YMMV, but at my father's funeral, my mother kissed him, then looked at my oldest sister and I expectantly. My sister just shook her head and pulled us both away. I'd told her earlier than nothing on the face the planet would get me touch Daddy, and she'd agreed to back up on it.
I suspect other people are made of sterner stuff than I am.
Hey, at least I'll be a lot thinner!
If things were to go the way of Poltergeist, it's good to know there's still a bright side.
I haven't kissed my beloved deceased. Again, this is so very YMMV, but the times I have been with the remains, my loved one wasn't there. I held and kissed them in my memory where they lived.
Forcing a child to touch a dead body results in multiple personality disorder. Or have we all forgotten the lessons of The Three Faces of Eve?
Anyway, that's what set it off in the movie. I have a feeling in the book it was something worse (that they couldn't talk about in a movie back then).
Hee, damn straight Nicole, I will be much thinner in the afterlife.
My aversion to cemetaries and funerals started years ago, when we'd go to the cemetary and my grandmother would talk, at length, to her dead sons. I was quite prepared for Buffy; even when I was little I thought it was a bad idea to talk to dead people.
The dog is eating a bill. I guess this means that there have been actual cases in which the dog did eat the homework.

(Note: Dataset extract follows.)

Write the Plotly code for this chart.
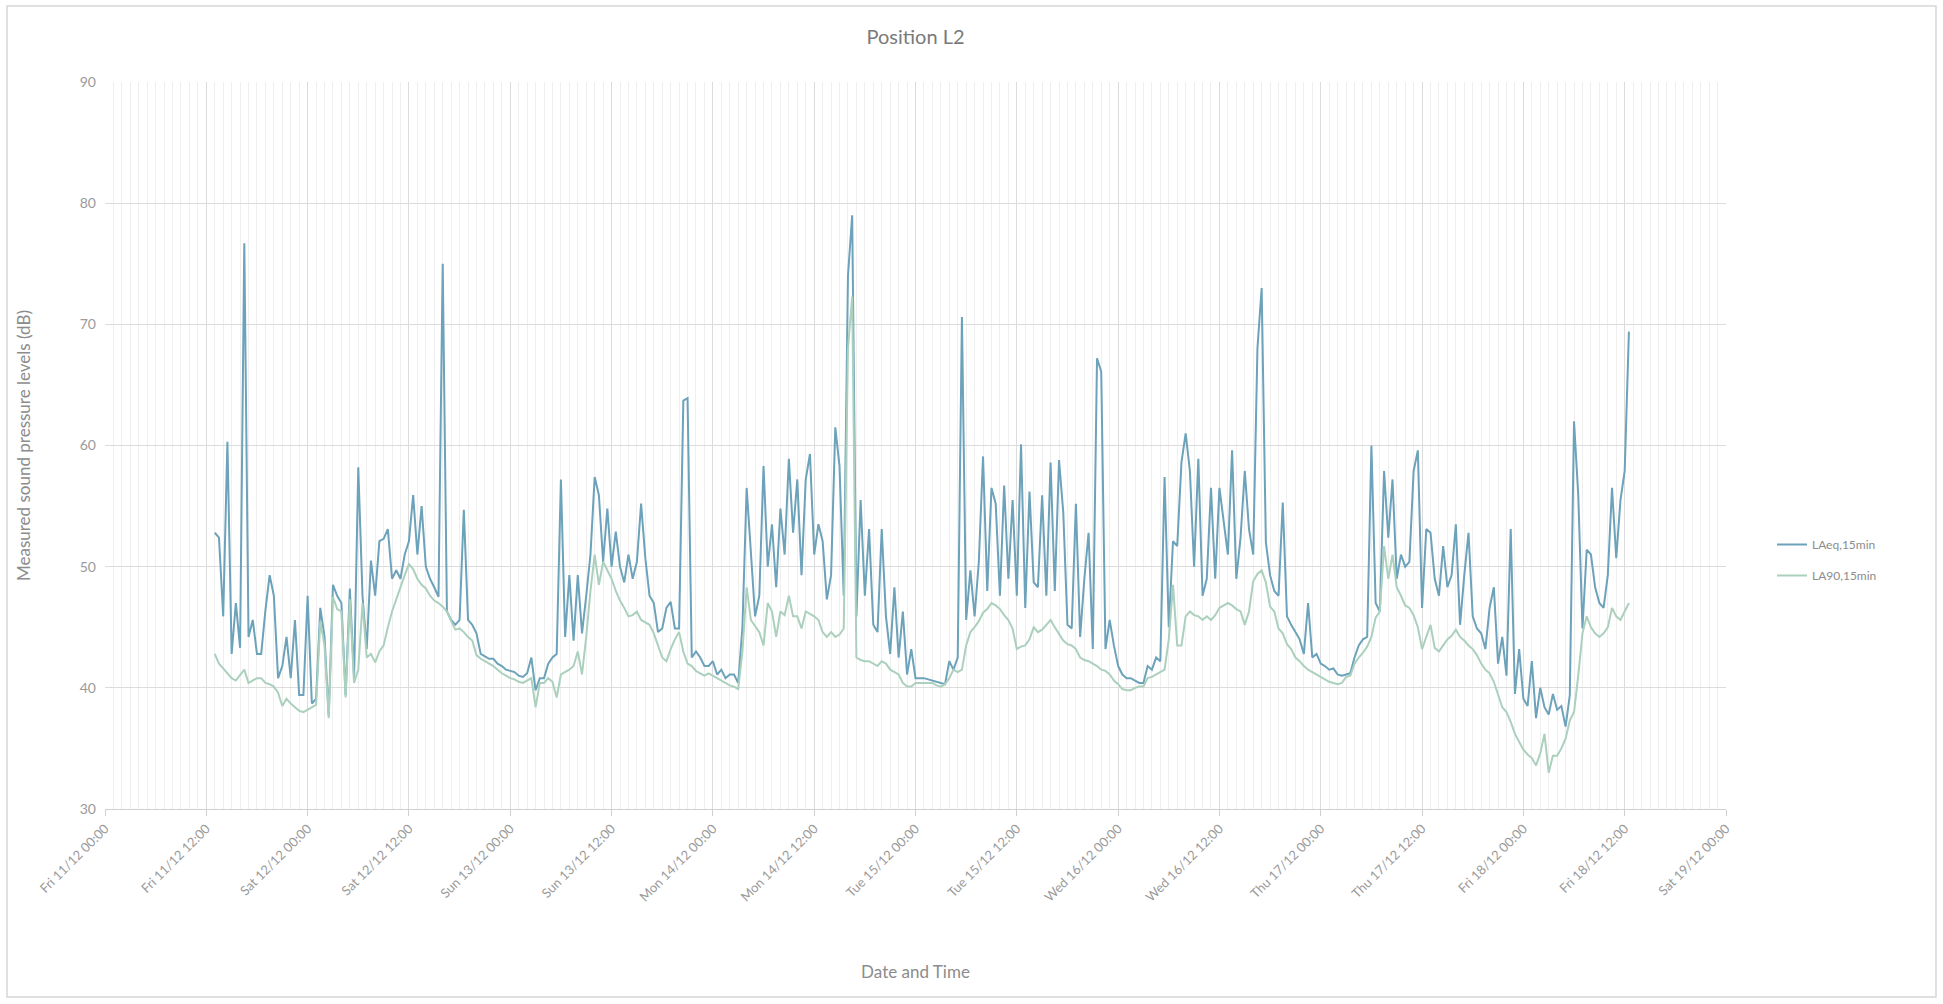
import pandas as pd
import plotly.graph_objects as go

# ---- data: 30-minute samples, starting Fri 11/12/2020 13:00 ----
start_time = "2020-12-11 13:00"
sample_step = "30min"

laeq_part1 = [52.8, 52.4, 45.9, 60.3, 42.8, 47.0, 43.3, 76.7, 44.2, 45.6, 42.8, 42.8, 46.4, 49.3,
              47.6, 40.8, 41.8, 44.2, 40.8, 45.6, 39.4, 39.4, 47.6, 38.7, 39.1, 46.6, 44.2, 37.7,
              48.5, 47.6, 47.0, 39.4, 48.2, 40.8, 58.2, 47.6, 43.2, 50.5, 47.6, 52.1, 52.3, 53.1,
              49.0, 49.7, 49.0, 51.0, 52.1, 55.9, 51.0, 55.0, 50.0, 49.0, 48.3, 47.5, 75.0, 46.3,
              45.6, 45.2]
laeq_part2 = [45.6, 54.7, 45.6, 45.2, 44.5, 42.8, 42.6, 42.4, 42.4, 42.0, 41.8, 41.5, 41.4, 41.3,
              41.0, 40.9, 41.2, 42.5, 39.8, 40.8, 40.8, 42.0, 42.5, 42.8, 57.2, 44.2, 49.3, 43.9,
              49.3, 44.5, 47.6, 51.0, 57.4, 55.9, 50.4, 54.8, 50.0, 52.9, 50.0, 48.7, 51.0, 49.0,
              50.4, 55.2, 50.7, 47.6, 47.0, 44.6, 44.9, 46.6, 47.1, 44.9, 44.9, 63.7, 63.9, 42.5,
              43.0, 42.5, 41.8]
laeq_part3 = [41.8, 42.2, 41.1, 41.5, 40.8, 41.1, 41.1, 40.4, 45.0, 56.5, 51.0, 45.9, 47.6, 58.3,
              50.0, 53.5, 48.3, 54.8, 51.0, 58.9, 52.8, 57.2, 49.3, 57.2, 59.3, 51.0, 53.5, 52.1,
              47.3, 49.3, 61.5, 58.3, 47.6, 74.0, 79.0, 45.9, 55.5, 47.6, 53.1, 45.2, 44.6, 53.1,
              45.9, 42.8, 48.3, 42.5, 46.3, 41.1, 43.2, 40.8, 40.8, 40.8, 40.7, 40.6, 40.5, 40.4,
              40.3, 42.2, 41.5]
laeq_part4 = [42.5, 70.6, 45.6, 49.7, 45.9, 50.4, 59.1, 48.0, 56.5, 55.2, 47.6, 56.7, 49.0, 55.5,
              47.6, 60.1, 46.6, 56.2, 48.7, 48.3, 55.9, 47.6, 58.6, 48.0, 58.8, 54.5, 45.2, 44.9,
              55.2, 44.2, 49.0, 52.8, 43.2, 67.2, 66.1, 43.2, 45.6, 43.5, 41.8, 41.1, 40.8, 40.8,
              40.6, 40.4, 40.4, 41.8, 41.5, 42.5, 42.2, 57.4, 45.0, 52.1, 51.7, 58.6, 61.0, 57.9,
              50.0, 58.9, 47.6, 49.0]
laeq_part5 = [56.5, 49.0, 56.5, 53.8, 51.0, 59.6, 49.0, 52.4, 57.9, 53.1, 51.0, 68.0, 73.0, 52.0,
              49.3, 48.0, 47.6, 55.3, 45.9, 45.2, 44.6, 44.0, 42.8, 47.0, 42.5, 42.8, 42.0, 41.8,
              41.5, 41.6, 41.1, 41.0, 41.1, 41.2, 42.5, 43.5, 44.0, 44.2, 60.0, 47.0, 46.3, 57.9,
              52.4, 57.2, 49.0, 51.0, 50.0, 50.4, 57.9, 59.6, 46.6, 53.1, 52.8, 49.0, 47.6, 51.7,
              48.3, 49.3, 53.5]
laeq_part6 = [45.2, 49.3, 52.8, 45.9, 44.9, 44.5, 43.2, 46.6, 48.3, 42.0, 44.2, 41.0, 53.1, 39.5,
              43.2, 39.1, 38.5, 42.2, 37.5, 40.0, 38.4, 37.8, 39.5, 38.2, 38.5, 36.8, 39.4, 62.0,
              55.9, 44.9, 51.4, 51.0, 48.3, 47.0, 46.6, 49.3, 56.5, 50.7, 55.5, 57.9, 69.4]

la90_part1 = [42.8, 42.0, 41.6, 41.2, 40.8, 40.6, 41.1, 41.5, 40.4, 40.6, 40.8, 40.8, 40.4, 40.3,
              40.1, 39.6, 38.5, 39.1, 38.7, 38.4, 38.1, 38.0, 38.2, 38.4, 38.6, 45.5, 43.5, 37.5,
              47.5, 46.5, 46.3, 39.2, 47.3, 40.4, 41.5, 47.0, 42.5, 42.8, 42.1, 43.0, 43.5, 45.0,
              46.3, 47.3, 48.4, 49.3, 50.2, 49.8, 49.0, 48.5, 48.2, 47.6, 47.2, 47.0, 46.7, 46.3,
              45.5, 44.8]
la90_part2 = [44.9, 44.6, 44.2, 43.9, 42.7, 42.4, 42.2, 42.0, 41.8, 41.5, 41.2, 41.0, 40.8, 40.7,
              40.5, 40.4, 40.6, 40.8, 38.4, 40.4, 40.4, 40.8, 40.5, 39.2, 41.1, 41.3, 41.5, 41.8,
              43.0, 41.1, 44.2, 48.0, 51.0, 48.5, 50.4, 49.7, 49.0, 48.0, 47.2, 46.6, 45.9, 46.0,
              46.3, 45.6, 45.4, 45.2, 44.5, 43.5, 42.5, 42.2, 43.2, 44.0, 44.6, 43.0, 42.0, 41.8,
              41.4, 41.2, 41.0]
la90_part3 = [41.2, 41.0, 40.8, 40.6, 40.4, 40.2, 40.1, 39.9, 43.0, 48.3, 45.6, 45.1, 44.6, 43.5,
              47.0, 46.3, 44.2, 46.3, 46.0, 47.6, 45.9, 45.9, 44.9, 46.3, 46.1, 45.9, 45.6, 44.6,
              44.2, 44.6, 44.2, 44.4, 44.9, 68.0, 72.3, 42.5, 42.3, 42.2, 42.2, 42.0, 41.8, 42.2,
              42.0, 41.5, 41.3, 41.1, 40.4, 40.1, 40.1, 40.4, 40.4, 40.4, 40.4, 40.4, 40.2, 40.1,
              40.3, 40.8, 41.5]
la90_part4 = [41.3, 41.5, 43.5, 44.6, 45.0, 45.5, 46.2, 46.5, 47.0, 46.8, 46.5, 46.0, 45.6, 44.9,
              43.2, 43.4, 43.5, 44.0, 45.0, 44.6, 44.8, 45.2, 45.6, 45.0, 44.5, 43.9, 43.6, 43.5,
              43.2, 42.5, 42.3, 42.2, 42.0, 41.8, 41.5, 41.4, 41.1, 40.6, 40.3, 39.9, 39.8, 39.8,
              40.0, 40.1, 40.1, 40.8, 40.9, 41.1, 41.3, 41.5, 44.0, 48.5, 43.5, 43.5, 45.9, 46.3,
              46.0, 45.9, 45.6, 45.9]
la90_part5 = [45.6, 46.0, 46.6, 46.8, 47.0, 46.8, 46.5, 46.3, 45.2, 46.3, 48.8, 49.4, 49.7, 48.7,
              46.7, 46.3, 44.9, 44.5, 43.6, 43.2, 42.5, 42.2, 41.8, 41.5, 41.3, 41.1, 40.9, 40.7,
              40.5, 40.4, 40.3, 40.4, 40.9, 41.0, 42.0, 42.5, 42.9, 43.4, 44.2, 45.8, 46.3, 51.7,
              49.0, 51.0, 48.3, 47.6, 46.8, 46.6, 46.0, 45.0, 43.2, 44.2, 45.2, 43.3, 43.0, 43.5,
              44.0, 44.3, 44.8]
la90_part6 = [44.2, 43.9, 43.5, 43.2, 42.7, 42.0, 41.5, 41.2, 40.5, 39.4, 38.4, 38.0, 37.2, 36.2,
              35.5, 34.9, 34.5, 34.2, 33.6, 34.6, 36.2, 33.0, 34.4, 34.4, 35.0, 35.8, 37.3, 38.0,
              41.0, 44.5, 45.9, 45.0, 44.5, 44.2, 44.5, 45.0, 46.6, 45.9, 45.6, 46.3, 47.0]

series_names = ["LAeq,15min", "LA90,15min"]
y_ticks = [30, 40, 50, 60, 70, 80, 90]

laeq = laeq_part1 + laeq_part2 + laeq_part3 + laeq_part4 + laeq_part5 + laeq_part6
la90 = la90_part1 + la90_part2 + la90_part3 + la90_part4 + la90_part5 + la90_part6

t_laeq = pd.date_range(start_time, periods=len(laeq), freq=sample_step)
t_la90 = pd.date_range(start_time, periods=len(la90), freq=sample_step)

FONT = "Lato, 'Open Sans', sans-serif"
GREY = "#8c8c8c"

fig = go.Figure()
fig.add_trace(go.Scatter(x=t_laeq, y=laeq, mode="lines", name=series_names[0], legendgroup="a",
                         line=dict(color="#6ca2ba", width=2)))
fig.add_trace(go.Scatter(x=t_la90, y=la90, mode="lines", name=series_names[1], legendgroup="b",
                         line=dict(color="#abd0bd", width=2)))

W, H = 1943, 1004
L, R, T, B = 105, 217, 82, 195
pw, ph = W - L - R, H - T - B

def px_x(p):
    return (p - L) / pw

def px_y(p):
    return (H - B - p) / ph

fig.update_layout(
    width=W, height=H,
    margin=dict(l=L, r=R, t=T, b=B),
    paper_bgcolor="white", plot_bgcolor="white",
    font=dict(family=FONT, color=GREY, size=13),
    title=dict(text="Position L2", x=0.5, xref="paper", y=1 - 37 / H, yanchor="middle",
               font=dict(family=FONT, size=20, color="#7a7a7a")),
    legend=dict(x=px_x(1772), y=px_y(560), xanchor="left", yanchor="middle",
                font=dict(family=FONT, size=12, color=GREY), bgcolor="rgba(0,0,0,0)",
                tracegroupgap=12),
    showlegend=True,
    shapes=[dict(type="rect", xref="paper", yref="paper",
                 x0=px_x(7), x1=px_x(1936), y0=px_y(997), y1=px_y(6),
                 line=dict(color="#d6d6d6", width=1.5), layer="below")],
)

fig.update_xaxes(
    title=dict(text="Date and Time", font=dict(family=FONT, size=17, color=GREY), standoff=62),
    type="date",
    range=["2020-12-11 00:00", "2020-12-19 00:00"],
    tick0="2020-12-11 00:00", dtick=12 * 3600 * 1000,
    tickformat="%a %d/%m %H:%M", tickangle=-45,
    tickfont=dict(family=FONT, size=13, color="#9a9a9a"),
    showgrid=True, gridcolor="#dcdcdc", gridwidth=1,
    minor=dict(dtick=3600 * 1000, showgrid=True, gridcolor="#efefef", gridwidth=1),
    showline=True, linecolor="#d0d0d0", linewidth=1,
    ticks="outside", ticklen=6, tickcolor="#d0d0d0",
    zeroline=False,
)
fig.update_yaxes(
    title=dict(text="Measured sound pressure levels (dB)", font=dict(family=FONT, size=17, color=GREY),
               standoff=44),
    range=[30, 90], tickvals=y_ticks,
    tickfont=dict(family=FONT, size=14, color="#9a9a9a"),
    showgrid=True, gridcolor="#dcdcdc", gridwidth=1,
    showline=False, zeroline=False, ticks="", ticklabelstandoff=8,
)

fig.write_html("out.html", config={"displayModeBar": False},
               post_script="document.body.style.margin='0';document.body.style.overflow='hidden';")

Am I the only sucker who starts crying at the end of Love, Actually no matter how many times I see it?
nope.
I have, on various occasions, sat on my mom's grave and just talked out loud to her. However, I've never once expected her to answer me, so I suppose that lends some sort of credit to my level of sanity.
I'm not sure why I find it comforting. I know she's not there. Her body is 6 feet under from where I sit, but it's not her. I'm fully aware of that. It has still been comforting at times in the past. I think when I was younger I simply wasn't sure where else to 'find her', so I went to the cemetary.